I can’t think of a better way to explain the daily experience of living here except to say this is the most inconveniently convenient city on earth. Most things feel like an uphill battle, one waged while constantly within an eight-foot radius of at least one other person. When you are down, this is the place that will lodge a boot firmly in your gut. And the next day, you have to get up and do it again, because that’s just the way things are done.

The adages about this place are innumerable, and with good reason; it is a place that has always demanded the full attention of its occupants.  The coining of catchphrases is inevitable and the one I find most annoying is also the most accurate: “If you can make it here, you can make it anywhere.”

It’s true. If you can withstand the pressure cooker that is living and working within this city, if you can make ends meet and maintain friendships in the self-aggrandizing bubble of a city, if you can keep your head up even when you’re in the midst of getting punched in the soul (because you’ve lost your job, place to live and really hot significant other within a single day), then you, my friend, will flourish anywhere and everywhere else.

I have a friend that talks about moving to New York, though she has yet to make the leap. Knowing that I’m about to leave, she asked if I would suggest she go elsewhere. To that I say not just No, but Fuck No. I fully encourage anyone that wants to come here to do so, to scrape by, to be absolutely miserable from October ‘til May, and to make up for it with as many questionable decisions as possible during the five months of slightly better weather.

It was hard to realize that I was the only person I knew in New York that didn’t really want to be here; harder still to book the flight and make the plans necessary to move away. It’s hard not to think of leaving as quitting, or something similar.

At times, I’d fall down a Tumblr rabbithole, landing on any number of blogs written by a 20-something, all of which used the same one-liner to describe their life: “a love letter to New York City.” That sentence never resonated with me, and it proved to be a source of endless frustration. If everyone who moved here loved it so much, why didn’t I?

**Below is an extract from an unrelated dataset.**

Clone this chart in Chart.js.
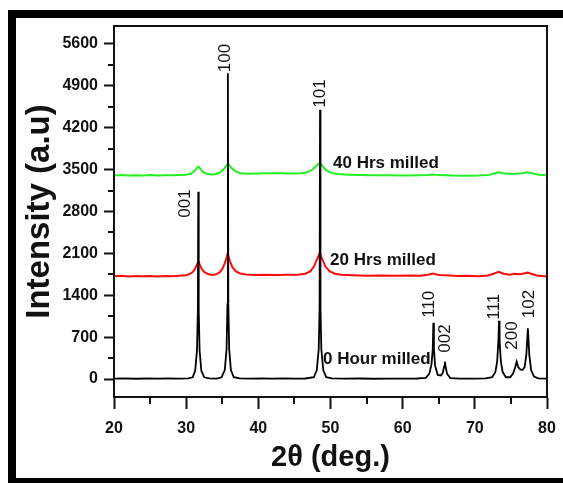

Even now, I don’t think I could ever write New York City a love letter. To be fair, I don’t think it would write me one, either — I’ve done my fair share of crying on the subway and taking its name in vain on the internet. But I can tell it and the people living here thank you; thank you for bringing me to some of the greatest highs and lows I could ever hope to experience, often within a single day.

New York City beats something out of you — something hard to lose, something visceral. Living here made me grow up in ways I didn’t realize I needed to, made me resilient in ways I didn’t know I needed to be. It’s been a rough few years, but they were well worth it for the lessons learned, insights I doubt I could have gleaned without living here.

We just had our first taste of nice weather last weekend. You could tell how much New Yorkers needed it by the sheer volume of people walking around aimlessly all weekend, trying to milk each moment in the sun for all it was worth. Winter was, as always, too long — and for the time being, the feeling of good will and positivity is oozing from everyone’s pores. My last week in the city will be golden because of this, and for that I am thankful.